Exercise objective:
Track down every line below that holds "this" and copy it.

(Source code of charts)
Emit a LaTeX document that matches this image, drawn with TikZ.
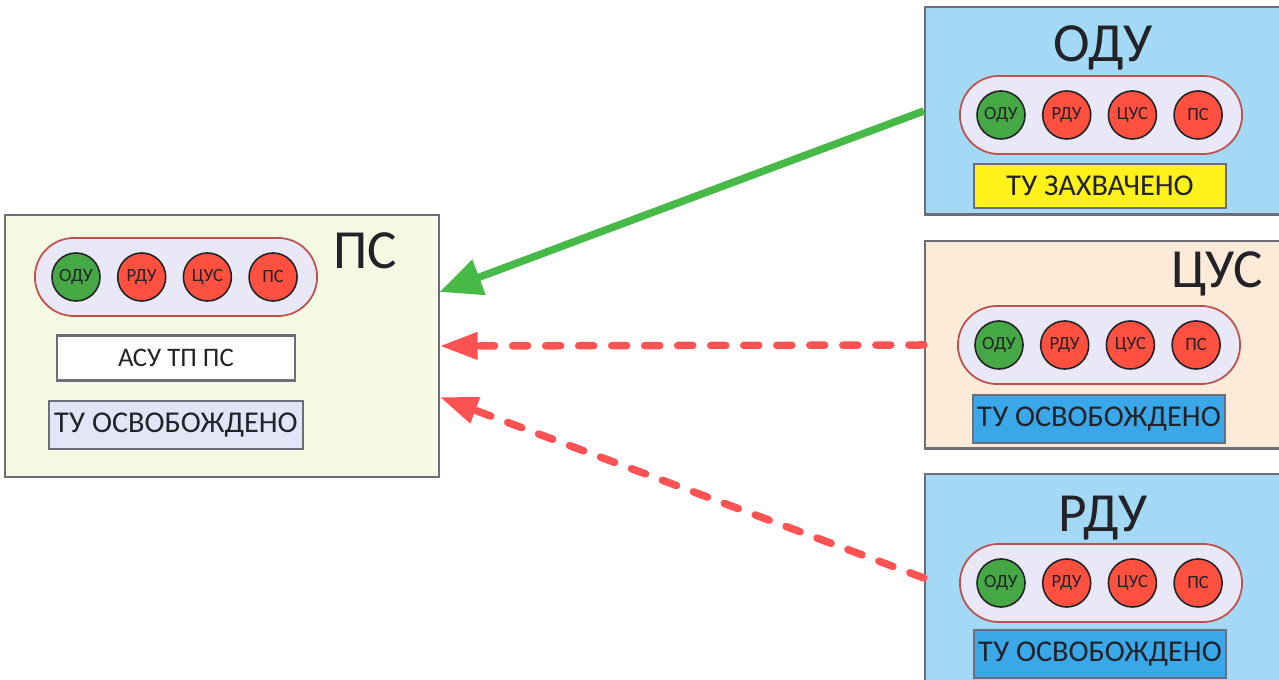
\documentclass[tikz,border=0pt]{standalone}
\usepackage{fontspec}
\setmainfont{Carlito}
\usetikzlibrary{arrows.meta}

\definecolor{psback}{HTML}{F4F9E4}
\definecolor{skyback}{HTML}{A4D9F5}
\definecolor{peachback}{HTML}{FCEBD8}
\definecolor{boxline}{HTML}{6E6E7A}
\definecolor{barfill}{HTML}{E8E8F6}
\definecolor{barline}{HTML}{C0504D}
\definecolor{lampgreen}{HTML}{45A845}
\definecolor{lampred}{HTML}{FF5040}
\definecolor{linkgreen}{HTML}{46B946}
\definecolor{linkred}{HTML}{FF5252}
\definecolor{stateblue}{HTML}{3AA8E8}
\definecolor{stateyellow}{HTML}{FFF21A}
\definecolor{statepale}{HTML}{E1E5F5}
\definecolor{ink}{HTML}{222228}

\tikzset{
    area/.style={draw=boxline, line width=0.6pt, inner sep=0pt},
    bar/.style={draw=barline, fill=barfill, line width=0.5pt,
        minimum width=2.82cm, minimum height=0.78cm, rounded corners=0.39cm},
    lamp/.style={circle, draw=ink, line width=0.45pt, minimum size=0.48cm,
        inner sep=0pt, text=ink, font=\fontsize{5.3}{6}\selectfont},
    state/.style={draw=boxline, line width=0.6pt, text=ink, inner xsep=0.5pt,
        font=\fontsize{8.6}{10}\selectfont},
    title/.style={text=ink, font=\fontsize{15.7}{18}\selectfont},
    link/.style={line width=0.075cm},
}

\begin{document}
\begin{tikzpicture}[x=0.01cm, y=-0.01cm]
    \useasboundingbox (0,0) rectangle (1279,680);

    % the substation and the three control centres
    \node[area, fill=psback, minimum width=4.33cm, minimum height=2.62cm] (ps) at (222,346) {};
    \node[area, fill=skyback, minimum width=3.6cm, minimum height=2.07cm] (odu) at (1105,111) {};
    \node[area, fill=peachback, minimum width=3.6cm, minimum height=2.07cm] (cus) at (1105,345) {};
    \node[area, fill=skyback, minimum width=3.6cm, minimum height=2.07cm] (rdu) at (1105,578) {};

    \node[title] (ps-name) at (365,251) {ПС};
    \node[title] (odu-name) at (1103,48) {ОДУ};
    \node[title] (cus-name) at (1217,274) {ЦУС};
    \node[title] (rdu-name) at (1103,518) {РДУ};

    % lamp bars
    \foreach \nm/\bx/\by in {ps/176/277, odu/1101/115, cus/1099/345, rdu/1101/583} {
        \node[bar] (\nm-bar) at (\bx,\by) {};
        \foreach \lbl/\col [count=\k] in {ОДУ/lampgreen, РДУ/lampred, ЦУС/lampred, ПС/lampred} {
            \node[lamp, fill=\col] (\nm-lamp\k) at ({\bx-100+65.7*(\k-1)},\by) {\lbl};
        }
    }

    % status fields
    \node[state, fill=white, minimum width=2.37cm, minimum height=0.45cm,
        font=\fontsize{7.6}{9}\selectfont] (ps-asu) at (176,358) {АСУ ТП ПС};
    \node[state, fill=statepale, minimum width=2.53cm, minimum height=0.45cm] (ps-state) at (176,425) {ТУ ОСВОБОЖДЕНО};
    \node[state, fill=stateyellow, minimum width=2.51cm, minimum height=0.44cm] (odu-state) at (1100,186) {ТУ ЗАХВАЧЕНО};
    \node[state, fill=stateblue, minimum width=2.52cm, minimum height=0.45cm] (cus-state) at (1099,419) {ТУ ОСВОБОЖДЕНО};
    \node[state, fill=stateblue, minimum width=2.52cm, minimum height=0.43cm] (rdu-state) at (1100,654) {ТУ ОСВОБОЖДЕНО};

    % control links
    \draw[link, linkgreen, -{Triangle[length=0.42cm, width=0.36cm]}]
        (odu.west) -- ([yshift=0.54cm]ps.east);
    \draw[link, linkred, line cap=round, dash pattern=on 0.15cm off 0.18cm,
        -{Triangle[length=0.38cm, width=0.26cm]}] (cus.west) -- (ps.east);
    \draw[link, linkred, line cap=round, dash pattern=on 0.15cm off 0.18cm,
        -{Triangle[length=0.38cm, width=0.26cm]}] (rdu.west) -- ([yshift=-0.51cm]ps.east);
\end{tikzpicture}
\end{document}
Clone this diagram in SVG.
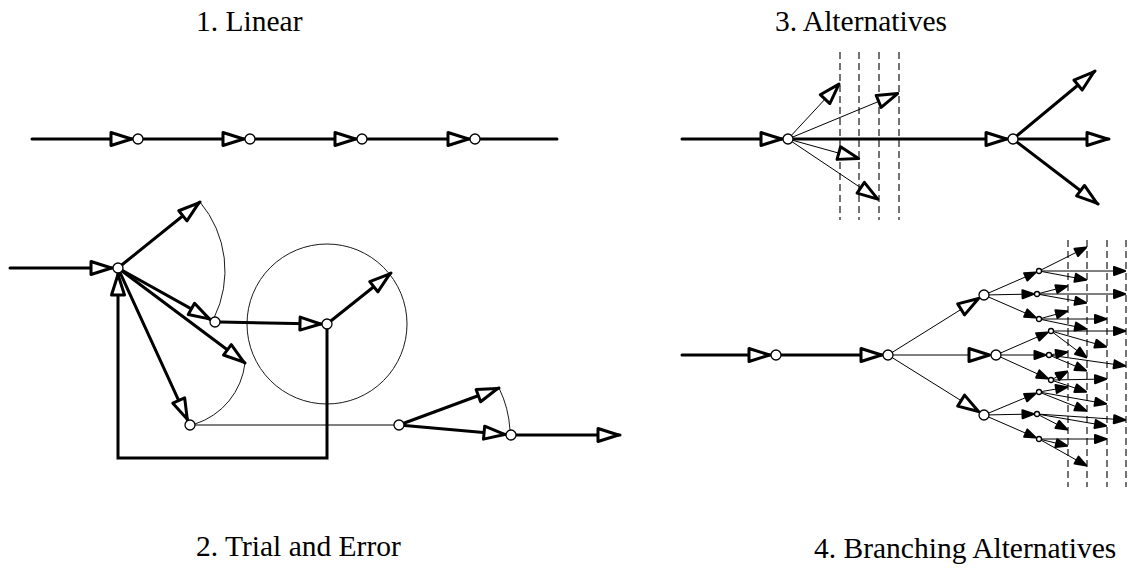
<svg xmlns="http://www.w3.org/2000/svg" width="1142" height="583" viewBox="0 0 1142 583">
<style>
.thick{stroke:#000;stroke-width:3;fill:none;stroke-linecap:round}
.thin{stroke:#000;stroke-width:1;fill:none}
.arc{stroke:#000;stroke-width:0.9;fill:none}
.dash{stroke:#000;stroke-width:1.1;stroke-dasharray:7 4;fill:none}
.node{fill:#fff;stroke:#000;stroke-width:1.3}
.h{marker-end:url(#mh)}
.f{marker-end:url(#mf)}
.t{font-family:"Liberation Serif","Times New Roman",serif;font-size:29.5px;fill:#000}
</style>
<defs>
<marker id="mh" markerUnits="userSpaceOnUse" markerWidth="34" markerHeight="22" viewBox="-30 -11 34 22" refX="0" refY="0" orient="auto" overflow="visible">
<path d="M-22,-6.5 L-1.5,0 L-22,6.5 Z" fill="#fff" stroke="#000" stroke-width="3" stroke-linejoin="round"/>
</marker>
<marker id="mf" markerUnits="userSpaceOnUse" markerWidth="20" markerHeight="14" viewBox="-16 -7 20 14" refX="0" refY="0" orient="auto" overflow="visible">
<path d="M-12,-4 L-1,0 L-12,4 Z" fill="#000" stroke="#000" stroke-width="2" stroke-linejoin="round"/>
</marker>
</defs>
<rect width="1142" height="583" fill="#fff"/>

<g id="titles">
<text class="t" x="196" y="31">1. Linear</text>
<text class="t" x="775" y="31">3. Alternatives</text>
<text class="t" x="196" y="556">2. Trial and Error</text>
<text class="t" x="814" y="558">4. Branching Alternatives</text>
</g>

<g id="guides">
<path class="dash" d="M840,52V220M859,52V220M879,52V220M899,52V220"/>
<path class="dash" d="M1068,240V487M1087,240V487M1107,240V487M1126,240V487"/>
<circle class="arc" cx="327" cy="324" r="80"/>
<path class="arc" d="M200,202 A107,107 0 0 1 214,318"/>
<path class="arc" d="M245,363 A72.5,72.5 0 0 1 195,424"/>
<path class="arc" d="M499,388 A110,110 0 0 1 510,430"/>
</g>

<g id="connectors">
<!-- panel 1 -->
<path class="thick h" d="M32,139 H133"/>
<path class="thick h" d="M143,139 H245"/>
<path class="thick h" d="M255,139 H357"/>
<path class="thick h" d="M367,139 H470"/>
<path class="thick" d="M480,139 H557"/>
<!-- panel 2 -->
<path class="thick h" d="M10,268 H113"/>
<path class="thick h" d="M118,268 L200,202"/>
<path class="thick h" d="M118,268 L210.6,319.6"/>
<path class="thick h" d="M118,268 L245,363"/>
<path class="thick h" d="M118,268 L187.9,420.5"/>
<path class="thick h" d="M327,329 V458 H118 V273"/>
<path class="thick h" d="M220,322 L322,324"/>
<path class="thick h" d="M327,324 L391,273"/>
<path class="thin" d="M195,425 H394"/>
<path class="thick h" d="M399,425 L499,388"/>
<path class="thick h" d="M399,425 L506,434.6"/>
<path class="thick h" d="M511,435 H620"/>
<!-- panel 3 -->
<path class="thick h" d="M682,139 H783"/>
<path class="thick h" d="M793,139 H1008"/>
<path class="thick h" d="M1013,139 L1095,71"/>
<path class="thick h" d="M1013,139 H1109"/>
<path class="thick h" d="M1013,139 L1098,204"/>
<path class="thin h" d="M788,139 L840,83"/>
<path class="thin h" d="M788,139 L899,93"/>
<path class="thin h" d="M788,139 L860,159"/>
<path class="thin h" d="M788,139 L879,200"/>
<!-- panel 4 -->
<path class="thick h" d="M682,355 H771"/>
<path class="thick h" d="M781,355 H883"/>
<path class="thin h" d="M888,355 L979.8,297.7"/>
<path class="thin h" d="M888,355 L991,355"/>
<path class="thin h" d="M888,355 L979.8,412.3"/>
<path class="thin f" d="M984,295 L1036.7,272"/>
<path class="thin f" d="M984,295 L1034.5,294"/>
<path class="thin f" d="M984,295 L1036.7,318"/>
<path class="thin f" d="M996,355 L1048.7,332"/>
<path class="thin f" d="M996,355 L1046.5,355"/>
<path class="thin f" d="M996,355 L1048.7,379"/>
<path class="thin f" d="M984,415 L1036.7,393"/>
<path class="thin f" d="M984,415 L1034.5,414"/>
<path class="thin f" d="M984,415 L1036.7,438"/>
<path class="thin f" d="M1039,271 L1087,247"/>
<path class="thin f" d="M1039,271 L1126,271"/>
<path class="thin f" d="M1039,271 L1087,280"/>
<path class="thin f" d="M1037,294 L1068,286"/>
<path class="thin f" d="M1037,294 L1126,294"/>
<path class="thin f" d="M1037,294 L1087,303"/>
<path class="thin f" d="M1039,319 L1068,311"/>
<path class="thin f" d="M1039,319 L1107,319"/>
<path class="thin f" d="M1039,319 L1087,329"/>
<path class="thin f" d="M1051,331 L1126,331"/>
<path class="thin f" d="M1051,331 L1107,347"/>
<path class="thin f" d="M1051,331 L1087,358"/>
<path class="thin f" d="M1049,355 L1068,352"/>
<path class="thin f" d="M1049,355 L1126,366"/>
<path class="thin f" d="M1049,355 L1087,371"/>
<path class="thin f" d="M1051,380 L1068,371"/>
<path class="thin f" d="M1051,380 L1107,379"/>
<path class="thin f" d="M1051,380 L1087,392"/>
<path class="thin f" d="M1039,392 L1068,387"/>
<path class="thin f" d="M1039,392 L1107,404"/>
<path class="thin f" d="M1039,392 L1087,411"/>
<path class="thin f" d="M1037,414 L1126,420"/>
<path class="thin f" d="M1037,414 L1107,426"/>
<path class="thin f" d="M1037,414 L1068,430"/>
<path class="thin f" d="M1039,439 L1107,439"/>
<path class="thin f" d="M1039,439 L1068,446"/>
<path class="thin f" d="M1039,439 L1087,466"/>
</g>

<g id="nodes">
<g id="p1-n1"><circle class="node" cx="138" cy="139" r="5"/></g>
<g id="p1-n2"><circle class="node" cx="250" cy="139" r="5"/></g>
<g id="p1-n3"><circle class="node" cx="362" cy="139" r="5"/></g>
<g id="p1-n4"><circle class="node" cx="475" cy="139" r="5"/></g>
<g id="p2-A"><circle class="node" cx="118" cy="268" r="5"/></g>
<g id="p2-B"><circle class="node" cx="215" cy="322" r="5"/></g>
<g id="p2-C"><circle class="node" cx="190" cy="425" r="5"/></g>
<g id="p2-D"><circle class="node" cx="327" cy="324" r="5"/></g>
<g id="p2-E"><circle class="node" cx="399" cy="425" r="5"/></g>
<g id="p2-F"><circle class="node" cx="511" cy="435" r="5"/></g>
<g id="p3-G"><circle class="node" cx="788" cy="139" r="5"/></g>
<g id="p3-H"><circle class="node" cx="1013" cy="139" r="5"/></g>
<g id="p4-I"><circle class="node" cx="776" cy="355" r="5"/></g>
<g id="p4-J"><circle class="node" cx="888" cy="355" r="5"/></g>
<g id="p4-K1"><circle class="node" cx="984" cy="295" r="5"/></g>
<g id="p4-K2"><circle class="node" cx="996" cy="355" r="5"/></g>
<g id="p4-K3"><circle class="node" cx="984" cy="415" r="5"/></g>
<g id="p4-L11"><circle class="node" cx="1039" cy="271" r="2.5"/></g>
<g id="p4-L12"><circle class="node" cx="1037" cy="294" r="2.5"/></g>
<g id="p4-L13"><circle class="node" cx="1039" cy="319" r="2.5"/></g>
<g id="p4-L21"><circle class="node" cx="1051" cy="331" r="2.5"/></g>
<g id="p4-L22"><circle class="node" cx="1049" cy="355" r="2.5"/></g>
<g id="p4-L23"><circle class="node" cx="1051" cy="380" r="2.5"/></g>
<g id="p4-L31"><circle class="node" cx="1039" cy="392" r="2.5"/></g>
<g id="p4-L32"><circle class="node" cx="1037" cy="414" r="2.5"/></g>
<g id="p4-L33"><circle class="node" cx="1039" cy="439" r="2.5"/></g>
</g>
</svg>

Answer for the task:
Emit a LaTeX document that matches this image, drawn with TikZ.
Clone this diagram in SVG.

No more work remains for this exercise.